PearlWatson
Well-Known Member
Question: can we recreate evolution in a lab? Are the mechanics of evolution well-enough understood that we can reproduce it? Have we created life through evolutionary means? Seriously just curious. I have read about experiments with what we think the early "soup" looked like and then shocked it with fake lightning and were able to jolt together the beginnings of protein structures, but far from something that would then move to the next step and start reproducing. How close are we to being able to recreate life in the laboratory or cause something to evolve artificially (and not by purposefully meddling with genetics, which is more like creative design than evolution).
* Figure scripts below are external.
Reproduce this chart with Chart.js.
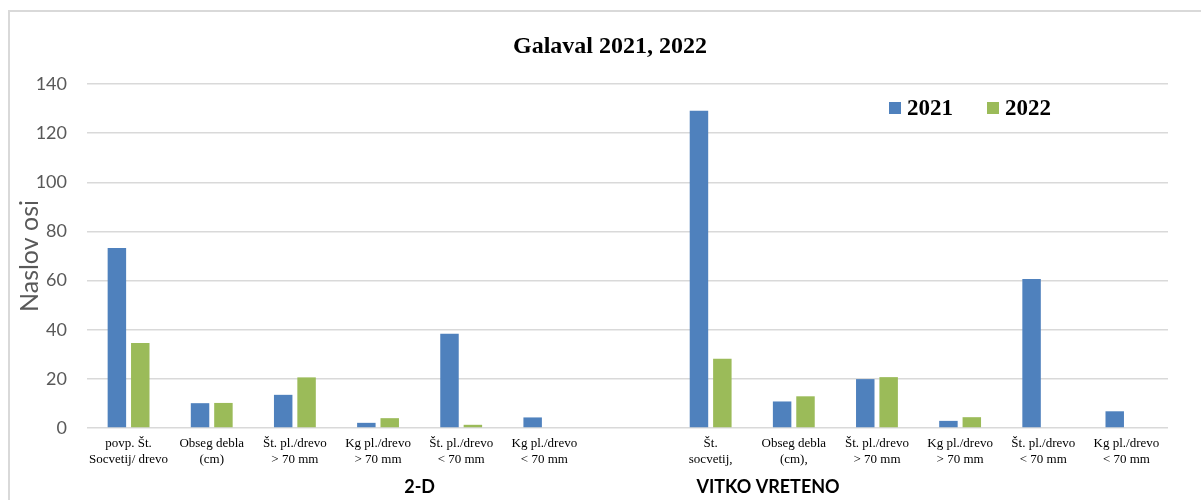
<!DOCTYPE html>
<html>
<head>
<meta charset="utf-8">
<title>Galaval 2021, 2022</title>
<script src="https://cdn.jsdelivr.net/npm/chart.js@4.4.1/dist/chart.umd.min.js"></script>
<style>
  html, body { margin: 0; padding: 0; background: #fff; overflow: hidden; width: 1201px; height: 501px; }
  #frame {
    position: absolute; left: 8px; top: 10px;
    width: 1200px; height: 488px;
    border-top: 2px solid #d9d9d9; border-left: 2px solid #d9d9d9;
  }
  canvas { display: block; }
</style>
</head>
<body>
<div id="frame"><canvas id="chart"></canvas></div>
<script>
// Measured traits per training system (2-D, VITKO VRETENO); one empty slot separates the two groups
const categories = [
  ['povp. Št.', 'Socvetij/ drevo'],
  ['Obseg debla', '(cm)'],
  ['Št. pl./drevo', '> 70 mm'],
  ['Kg pl./drevo', '> 70 mm'],
  ['Št. pl./drevo', '< 70 mm'],
  ['Kg pl./drevo', '< 70 mm'],
  '',
  ['Št.', 'socvetij,'],
  ['Obseg debla', '(cm),'],
  ['Št. pl./drevo', '> 70 mm'],
  ['Kg pl./drevo', '> 70 mm'],
  ['Št. pl./drevo', '< 70 mm'],
  ['Kg pl./drevo', '< 70 mm']
];
const values2021 = [73.3, 10.1, 13.5, 2.1, 38.4, 4.3, null, 129.1, 10.8, 19.9, 2.9, 60.6, 6.8];
const values2022 = [34.6, 10.2, 20.6, 4.0, 1.3, 0, null, 28.2, 12.9, 20.7, 4.4, 0, 0];
const yTickValues = [0, 20, 40, 60, 80, 100, 120, 140];
const groupNames = ['2-D', 'VITKO VRETENO'];

// Legend drawn in the upper right corner of the plot area
const cornerLegend = {
  id: 'cornerLegend',
  afterDraw(chart, args, opts) {
    const { ctx, chartArea } = chart;
    let x = chartArea.right - opts.offsetRight;
    const y = chartArea.top + opts.offsetTop;
    ctx.save();
    ctx.font = opts.font;
    ctx.textBaseline = 'middle';
    ctx.textAlign = 'left';
    chart.data.datasets.forEach(ds => {
      ctx.fillStyle = ds.backgroundColor;
      ctx.fillRect(x, y - opts.box / 2, opts.box, opts.box);
      ctx.fillStyle = opts.color;
      ctx.fillText(ds.label, x + opts.box + opts.gap, y + 1);
      x += opts.box + opts.gap + ctx.measureText(ds.label).width + opts.itemGap;
    });
    ctx.restore();
  }
};

// Second-level category labels under the tick labels
const groupLabels = {
  id: 'groupLabels',
  afterDraw(chart, args, opts) {
    const { ctx } = chart;
    const xs = chart.scales.x;
    ctx.save();
    ctx.font = opts.font;
    ctx.fillStyle = opts.color;
    ctx.textAlign = 'center';
    ctx.textBaseline = 'middle';
    groupNames.forEach((name, i) => {
      ctx.fillText(name, xs.getPixelForValue(opts.anchors[i]), xs.bottom - opts.fromBottom);
    });
    ctx.restore();
  }
};

new Chart(document.getElementById('chart'), {
  type: 'bar',
  data: {
    labels: categories,
    datasets: [
      { label: '2021', data: values2021, backgroundColor: '#4f81bd' },
      { label: '2022', data: values2022, backgroundColor: '#9bbb59' }
    ]
  },
  options: {
    responsive: true,
    maintainAspectRatio: false,
    animation: false,
    events: [],
    barPercentage: 0.79,
    categoryPercentage: 0.5625,
    layout: { padding: 0 },
    plugins: {
      legend: { display: false },
      tooltip: { enabled: false },
      title: {
        display: true,
        text: 'Galaval 2021, 2022',
        color: '#000',
        font: { family: '"Liberation Serif", "Times New Roman", serif', size: 24, weight: 'bold' },
        padding: { top: 20.6, bottom: 22.6 }
      },
      cornerLegend: {
        offsetRight: 279, offsetTop: 24, box: 12, gap: 6, itemGap: 34,
        color: '#000',
        font: 'bold 23px "Liberation Serif", "Times New Roman", serif'
      },
      groupLabels: {
        anchors: [3.5, 7.69],
        fromBottom: 13,
        color: '#000',
        font: 'bold 18px Lato, "Open Sans", sans-serif'
      }
    },
    scales: {
      x: {
        grid: { display: false },
        border: { display: false },
        ticks: {
          color: '#000',
          autoSkip: false,
          maxRotation: 0,
          minRotation: 0,
          padding: 0,
          font: { family: '"Liberation Serif", "Times New Roman", serif', size: 13, lineHeight: 1.2 }
        },
        afterFit(scale) { scale.height = 72; }
      },
      y: {
        min: 0,
        max: 140,
        afterBuildTicks(scale) { scale.ticks = yTickValues.map(v => ({ value: v })); },
        grid: { color: '#d9d9d9', lineWidth: 1.5, drawTicks: false },
        border: { display: false },
        ticks: {
          color: '#595959',
          padding: 20,
          font: { family: 'Lato, "Open Sans", sans-serif', size: 18 }
        },
        title: {
          display: true,
          text: 'Naslov osi',
          color: '#595959',
          padding: { top: 5, bottom: 0 },
          font: { family: 'Lato, "Open Sans", sans-serif', size: 25 }
        },
        afterFit(scale) { scale.width = 77; }
      },
      // empty margin on the right side of the plot
      yRight: {
        position: 'right',
        display: true,
        grid: { display: false },
        border: { display: false },
        ticks: { display: false },
        afterFit(scale) { scale.width = 42; }
      }
    }
  },
  plugins: [cornerLegend, groupLabels]
});
</script>
</body>
</html>
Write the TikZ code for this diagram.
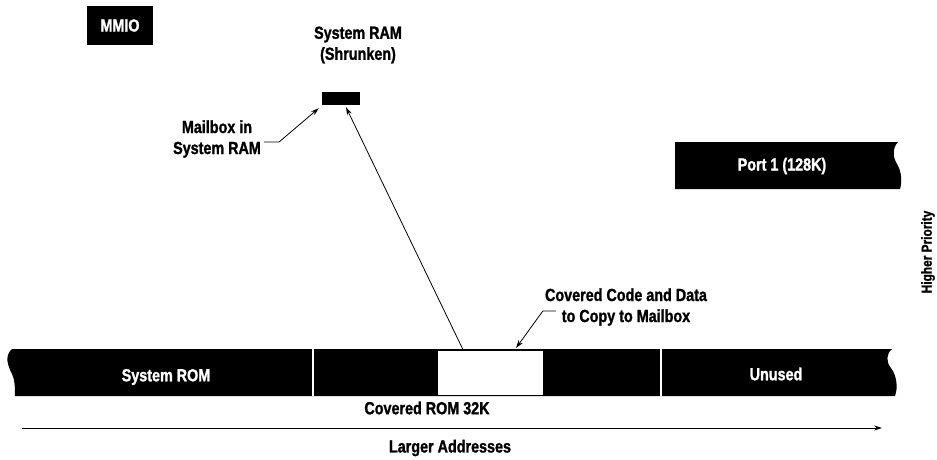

Don't let duck screw around with you by describing the mechanisms of Darwinism as "change over time."
Darwin's theory:
1. Life began accidentally with a single celled organism (common ancestor)
2. Random(accidental) mutation of new desirable attributes. (highly implausible)
3. Natural selection weeding out the "less fit" attributes (circular argument)
4. Leads to creation of new species
Basically, "All life and all the attributes of life are an accident."
So the mechanisms are random mutation and natural selection.
Random Mutation: How can you prove it was "random" after the fact? That's why the guy in the debate started out by stating the differences between hard science like physics vs. "historical science" (a nice way of saying pseudoscience)
Natural selection: This is just a circular argument. "By the process of natural selection the "fittest" survived. Who are the "fittest?" The ones who survived! Look it happens every time!"
Plus "natural" and "selection" are extremely versatile in the Darwin doctrine.